I am proud, however, to have played a small role in ending the killing in Bosnia and Kosovo. I think we did the right thing. I fear that overly criticizing the errors of what can legitimately be described as a Russian action to support the self-determination efforts of South Ossetia in the face of violent repression by Georgia, can lead to undue criticism of our actions to support the self-determination efforts of Kosovo in the face of violent repression by Serbia. Again, I think we were right. So, I wonder if the Russians would have been right to stand aside and allow Georgia to re-launch a war with South Ossetia. Sixteen years ago, thousands of people died when South Ossetia fought and won its independence from Georgia. Who can countenance the resumption of that catastrophe?
We must ask many more questions than the meager and misleading two asked by the Washington Post. How many would have died from President Saakashvili’s ill-planned attempt to conquer that territory had Russia not intervened? How many deaths did the Russian invasion avert? Dear citizens, we must ask what our position toward South Ossetia would be if the Russians had not rushed to their aid? Would we still support the Georgian President in his bid to crush the Ossetian 16-year-long bid for self-determination? Would we reject their right to act on their ethnic differences with the Georgian population and their desire to be closely linked to Ossetians on the Russian side of the border? Or, are we ignoring their desires simply because they are supported by Russia? Are we being reflective or reflexive? The South Ossetians are largely ignored in this “with Russia or with Georgia” debate. Why are we indifferent to them?

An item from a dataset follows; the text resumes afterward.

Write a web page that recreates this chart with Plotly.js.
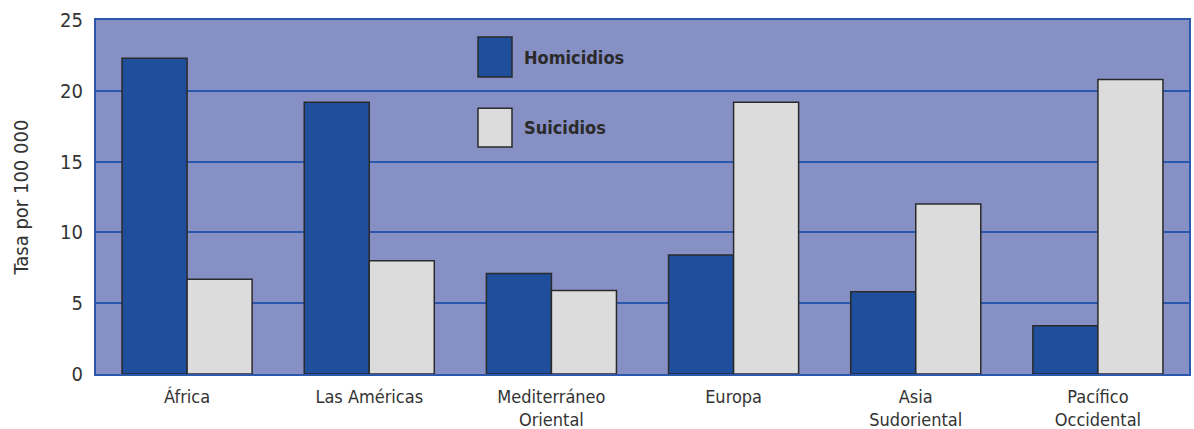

I asked above if we might allow that Russia’s withdrawal should be allowed delays for humanitarian actions. An August 20th Washington Post story by Jonathan Finer makes the question an imperative.
Georgians living in several of the villages said the Russians occupying their land had treated them well, done nothing to encourage them to leave and offered the only protection available from the South Ossetian militias they feared most.
“I am most worried when I don’t see Russians around,” said Tina Grimradze, 68, whose house in the village of Arbo was ransacked Sunday, her belongings either strewn or stolen. (The Toll of the War in Georgia’s North)
Finer’s reporting also casts doubt on Georgian claims of rape and murder. But it makes clear that Ossetians are bent on revenge. We should wonder if perhaps they have justification for that and should wonder also what would happen if Georgians, rather than Russians, were positioned to keep them in check.
The Washington Post quoted Saakashvili on August 9th claiming, “This is not about a tiny separatist area inside Georgia. … This is not about Georgia anymore. It is about America, its values.” Enter John McCain, who has also claimed nations do not invade other nations in the 21st century. He knows our values for us as a Washington Post story on August 12th indicates: “McCain said he told him [Saakashvili] ‘that I know I speak for every American when I say to him today, we are all Georgians.’” (“McCain to Georgian President: ‘Today, We Are All Georgians’”) But, dear citizens, McCain does not speak for me. I know our values indicate that we are perhaps as much Ossetians as we are Georgians. Our actions indicate we are perhaps as much Russians as we are Georgians. Perhaps we can act more truly to our values and can persuade the Russians, the Ossetians, and the Georgians to do the same. But jingoism will not help us do that. We need patriotism.